SYDNEY (Reuters) - Unbelievable as it may sound, not all young men want more sex.
According to a survey of Australian men, 12 percent between the ages of 16 and 24 said they wanted less sex - the highest proportion of any age group.
“Although it’s a minority, it’s still interesting that it’s more of them (than any other age group), which is not that sort of myth, boys not getting enough sex and dying to get it,” Juliet Richters, Associate Professor in Sexual Health, University of New South Wales, told Reuters.
Richters and a team of researchers from around Australia surveyed some 4,300 heterosexual men and 4,400 women between the ages of 16 and 64.
She said another survey five years ago showed similar results.
Only 31 percent of men in that age group said they wanted more sex, the lowest of any other age group as well.
“It may well be that they are being overwhelmed by girls of much the same age who are madly in love and very keen,” she said.
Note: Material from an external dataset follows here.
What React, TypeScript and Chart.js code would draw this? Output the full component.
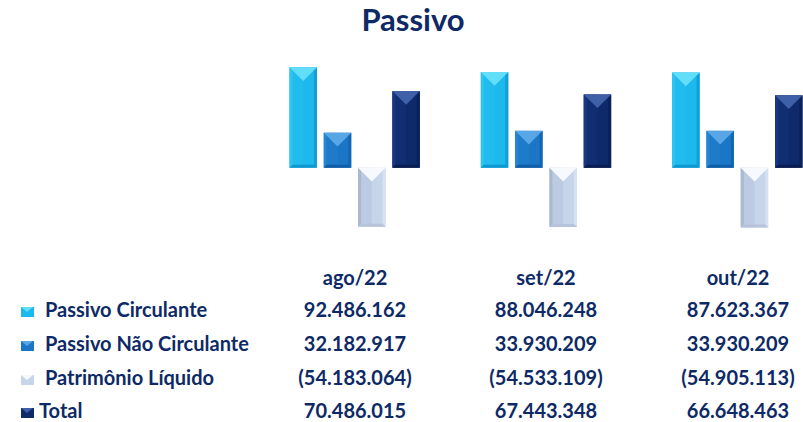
import React, { useEffect, useRef } from "react";
import { Chart, registerables } from "chart.js";

Chart.register(...registerables);

const categories = ["ago/22", "set/22", "out/22"];
const seriesNames = ["Passivo Circulante", "Passivo Não Circulante", "Patrimônio Líquido", "Total"];
const passivoCirculante = [92486162, 88046248, 87623367];
const passivoNaoCirculante = [32182917, 33930209, 33930209];
const patrimonioLiquido = [-54183064, -54533109, -54905113];
const total = [70486015, 67443348, 66648463];
const tableLabels = [
  ["92.486.162", "88.046.248", "87.623.367"],
  ["32.182.917", "33.930.209", "33.930.209"],
  ["(54.183.064)", "(54.533.109)", "(54.905.113)"],
  ["70.486.015", "67.443.348", "66.648.463"],
];

const palette = [
  { base: "#1db9ec", top: "#62def8", left: "#2cc4f2", right: "#109fd6", bottom: "#0f98cf" },
  { base: "#1b77c6", top: "#58a6e6", left: "#2585d2", right: "#1266b4", bottom: "#105ea8" },
  { base: "#c6d5ea", top: "#f6f9fe", left: "#a9b9d0", right: "#d6e2f3", bottom: "#b5c4da" },
  { base: "#0f2a6b", top: "#3f5fa6", left: "#183782", right: "#0b215a", bottom: "#0a1d52" },
];

const FONT = "Lato, 'Open Sans', sans-serif";
const TEXT = "#0e2a66";

const bevelPlugin = {
  id: "bevel",
  afterDatasetsDraw(chart: any) {
    const ctx = chart.ctx;
    chart.data.datasets.forEach((ds: any, di: number) => {
      const meta = chart.getDatasetMeta(di);
      const c = palette[di];
      meta.data.forEach((bar: any) => {
        const p = bar.getProps(["x", "y", "base", "width"], true);
        const l = p.x - p.width / 2;
        const r = p.x + p.width / 2;
        const t = Math.min(p.y, p.base);
        const b = Math.max(p.y, p.base);
        const w = r - l;
        const h = b - t;
        const e = 3;
        ctx.save();
        ctx.fillStyle = c.base;
        ctx.fillRect(l, t, w, h);
        ctx.fillStyle = c.left;
        ctx.globalAlpha = 0.35;
        ctx.fillRect(l, t, w / 2, h);
        ctx.globalAlpha = 1;
        ctx.fillStyle = c.left;
        ctx.beginPath();
        ctx.moveTo(l, t);
        ctx.lineTo(l + e, t + e);
        ctx.lineTo(l + e, b - e);
        ctx.lineTo(l, b);
        ctx.closePath();
        ctx.fill();
        ctx.fillStyle = c.right;
        ctx.beginPath();
        ctx.moveTo(r, t);
        ctx.lineTo(r - e, t + e);
        ctx.lineTo(r - e, b - e);
        ctx.lineTo(r, b);
        ctx.closePath();
        ctx.fill();
        ctx.fillStyle = c.bottom;
        ctx.beginPath();
        ctx.moveTo(l, b);
        ctx.lineTo(l + e, b - e);
        ctx.lineTo(r - e, b - e);
        ctx.lineTo(r, b);
        ctx.closePath();
        ctx.fill();
        const depth = Math.min(w * 0.5, h);
        ctx.fillStyle = c.top;
        ctx.beginPath();
        ctx.moveTo(l, t);
        ctx.lineTo(r, t);
        ctx.lineTo(p.x, t + depth);
        ctx.closePath();
        ctx.fill();
        ctx.restore();
      });
    });
  },
};

function Icon({ idx }: { idx: number }) {
  const c = palette[idx];
  return (
    <div style={{ position: "relative", width: 13, height: 10, background: c.base, overflow: "hidden" }}>
      <div
        style={{
          position: "absolute",
          left: 0,
          top: 0,
          width: 0,
          height: 0,
          borderLeft: "6.5px solid transparent",
          borderRight: "6.5px solid transparent",
          borderTop: `5px solid ${c.top}`,
        }}
      />
    </div>
  );
}

function Text({
  children,
  x,
  baseline,
  size,
  align = "left",
}: {
  children: React.ReactNode;
  x: number;
  baseline: number;
  size: number;
  align?: "left" | "center";
}) {
  const top = baseline - 0.987 * size;
  return (
    <div
      style={{
        position: "absolute",
        left: x,
        top,
        fontFamily: FONT,
        fontWeight: 700,
        fontSize: size,
        lineHeight: `${1.2 * size}px`,
        color: TEXT,
        whiteSpace: "nowrap",
        transform: align === "center" ? "translateX(-50%)" : undefined,
      }}
    >
      {children}
    </div>
  );
}

export default function App() {
  const ref = useRef<HTMLCanvasElement | null>(null);
  useEffect(() => {
    if (!ref.current) return;
    const seriesData = [passivoCirculante, passivoNaoCirculante, patrimonioLiquido, total];
    const chart = new Chart(ref.current, {
      type: "bar",
      data: {
        labels: categories,
        datasets: seriesData.map((d, i) => ({
          label: seriesNames[i],
          data: d,
          backgroundColor: "rgba(0,0,0,0)",
          borderWidth: 0,
          categoryPercentage: 0.717,
          barPercentage: 0.8,
        })),
      },
      options: {
        responsive: false,
        animation: false,
        maintainAspectRatio: false,
        layout: { padding: 0 },
        plugins: { legend: { display: false }, tooltip: { enabled: false }, title: { display: false } },
        scales: {
          x: { display: false, offset: true },
          y: { display: false, min: -60000000, max: 100000000 },
        },
      },
      plugins: [bevelPlugin],
    });
    return () => chart.destroy();
  }, []);

  const colX = [355, 546, 738];
  const rowBaselines = [317, 351, 385, 418];
  const labelX = [45, 45, 45, 39];
  const size = 20;

  return (
    <div style={{ position: "fixed", left: 0, top: 0, width: 803, height: 422, overflow: "hidden", background: "#fff" }}>
      <Text x={413} baseline={32} size={31} align="center">
        Passivo
      </Text>
      <canvas ref={ref} width={574} height={174} style={{ position: "absolute", left: 259, top: 59, width: 574, height: 174 }} />
      {categories.map((c, i) => (
        <Text key={c} x={colX[i]} baseline={285} size={size} align="center">
          {c}
        </Text>
      ))}
      {seriesNames.map((name, r) => (
        <React.Fragment key={name}>
          <div style={{ position: "absolute", left: 21, top: rowBaselines[r] - 10 }}>
            <Icon idx={r} />
          </div>
          <Text x={labelX[r]} baseline={rowBaselines[r]} size={size}>
            {name}
          </Text>
          {tableLabels[r].map((v, i) => (
            <Text key={i} x={colX[i]} baseline={rowBaselines[r]} size={size} align="center">
              {v}
            </Text>
          ))}
        </React.Fragment>
      ))}
    </div>
  );
}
“It also takes men of that age about a year or longer to commit to a relationship.”
More predictably, the survey found that 57 percent of men between 35 and 44 wanted more sex compared with only 28 percent of women, while 14 percent of women said they wanted less.
Half of men aged 55 to 64 wanted more sex, while only 27 percent of women in the same age group felt the same.
“The evolutionary explanation is women are only keen on sex when they can conceive. A social explanation is a whole lot of stuff, including time, pressure, tiredness,” Richter said.
“I mean, sex is a leisure activity after all.”